Boyer is perhaps best known to the gallery-going public for his politically charged blanket paintings, one of which NOW newspaper art critic Deirdre Hanna described in 1994 as an in-your-face reminder of the devastation wrought among Canada's First Nations and the kind of virtuoso turn that has earned Boyer a place in most of Canada's public collections.
Since those earlier, angrier days, Boyer had, by his own admission, discovered a kind of spiritual calm and happiness. His recent paintings reflect this in their use of colour, mixed media and graphic elements. The artist's trenchant humour, however, often adds an ironic dimension to his paintings' pleasing decorative quality.
His innovative use of traditional symbols and icons, expressed in a sophisticated contemporary painting style, had brought Bob Boyer to the forefront of Aboriginal image making. His artistry won him important solo shows, including a major 1999 exhibition at the Thunder Bay Art Gallery entitled Spiritual Landscapes: Recent Paintings by Bob Boyer.

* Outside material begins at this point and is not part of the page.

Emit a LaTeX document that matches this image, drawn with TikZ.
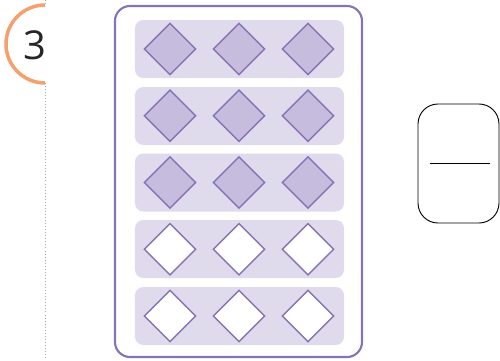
\documentclass[tikz,border=0pt]{standalone}
\usepackage{fontspec}
\setsansfont{Open Sans}
\usepackage{xcolor}
\usetikzlibrary{shapes.geometric}

\definecolor{pillpurple}{RGB}{135,115,178}
\definecolor{rowlilac}{RGB}{223,218,236}
\definecolor{takenlilac}{RGB}{198,189,222}
\definecolor{stepor}{RGB}{245,160,110}

\begin{document}
\begin{tikzpicture}[
        x=0.03cm, y=-0.03cm,
        pack/.style={draw=pillpurple, line width=1.8pt, rounded corners=0.45cm,
            minimum width=7.41cm, minimum height=10.53cm, inner sep=0pt},
        slot/.style={fill=rowlilac, rounded corners=0.25cm,
            minimum width=6.27cm, minimum height=1.74cm, inner sep=0pt},
        pill/.style={diamond, draw=pillpurple, line width=1.2pt, fill=white,
            minimum width=1.56cm, minimum height=1.56cm, inner sep=0pt},
        taken/.style={pill, fill=takenlilac},
        card/.style={draw=black, line width=0.8pt, rounded corners=0.6cm,
            minimum width=2.43cm, minimum height=3.57cm, inner sep=0pt},
        numarc/.style={draw=stepor, line width=3pt},
        guide/.style={draw=gray!70, dotted, line width=0.6pt}
    ]
        \useasboundingbox (0,0) rectangle (500,360);

        % step number
        \coordinate (gtop) at (45,0);
        \coordinate (garc) at (45,83);
        \coordinate (gbot) at (45,360);
        \draw[guide] (gtop) -- (45,5);
        \draw[guide] (garc) -- (gbot);
        \draw[numarc] (garc) arc[start angle=90, end angle=270, radius=39];
        \node[font=\sffamily\fontsize{34}{38}\selectfont, text=black!85] (num) at (35,45) {3};

        % blister pack
        \node[pack] (pack) at (238.5,181.5) {};
        \foreach \r/\y in {1/49, 2/116, 3/182.5, 4/249, 5/316} {
            \node[slot] (row\r) at (239.5,\y) {};
        }
        \foreach \r in {1,2,3} {
            \node[taken] (p\r a) at (170,{49+66.75*(\r-1)}) {};
            \node[taken] (p\r b) at (239,{49+66.75*(\r-1)}) {};
            \node[taken] (p\r c) at (308,{49+66.75*(\r-1)}) {};
        }
        \foreach \r in {4,5} {
            \node[pill] (p\r a) at (170,{49+66.75*(\r-1)}) {};
            \node[pill] (p\r b) at (239,{49+66.75*(\r-1)}) {};
            \node[pill] (p\r c) at (308,{49+66.75*(\r-1)}) {};
        }

        % answer card
        \node[card] (card) at (458.5,163.5) {};
        \coordinate (barL) at (430,163);
        \coordinate (barR) at (490,163);
        \draw[line width=0.8pt] (barL) -- (barR);
    \end{tikzpicture}
\end{document}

Past solo exhibitions include a critically acclaimed show at Gallery Gevik and exhibitions at the Mackenzie Art Gallery and the Edmonton Art Gallery. Prestigious group exhibitions include the Museo de Arte Contemoraneo de Monterey show 1492 where he was exhibited alongside Eric Fischl and Jean Michel Basquiat.
Bob Boyer is represented in many museums across Canada including the National Gallery, the McMichael Canadian Art Collection, the Museum of Civilization, Calgary's Glenbow Museum, and the Mendel Art Gallery in Saskatchewan.
Excerpts from Exhibition Catalogues

Bob Boyer: Spiritual Landscapes
Thunder Bay Art Gallery, Thunder Bay, ON, 1999
Positioning and context are words that are germane to a discussion of the work of artist Bob Boyer. His recent work represents a departure in a number of ways. He has changed the content of his images and the structure of the work itself. As a First Nations artist whose work and politics were interrelated, Boyer has now chosen to withdraw from the political forum. His work is no longer issue-oriented and can no longer be summarily identified as making political statements or taking a particular formal approach, as was the case with his blanket paintings. Boyer's recent work is about the personal and the spiritual and his relationship with his culture on that level. The references to earlier work that remain are elements that are an inherent part of Plains Indian culture and that speak to his heritage and to time spent on the powwow circuit as a dancer.
Boyer came to fresco through his interest in the history of the technical processses associated with the act of applying pigment to a surface. Fresco is a painstaking process but it forced the artist to work more simply, to reduce the complexity of the abstract patterns, the reliance on structure, and allowed him to move away from the blanket series and take artmaking in a new direction. His love of surface texture and colour remain, and the works, regardless of scale, are freer, elemental and immediate. They take the viewer, as the artist intends, to a place of the spirit. Boyer's work is unique.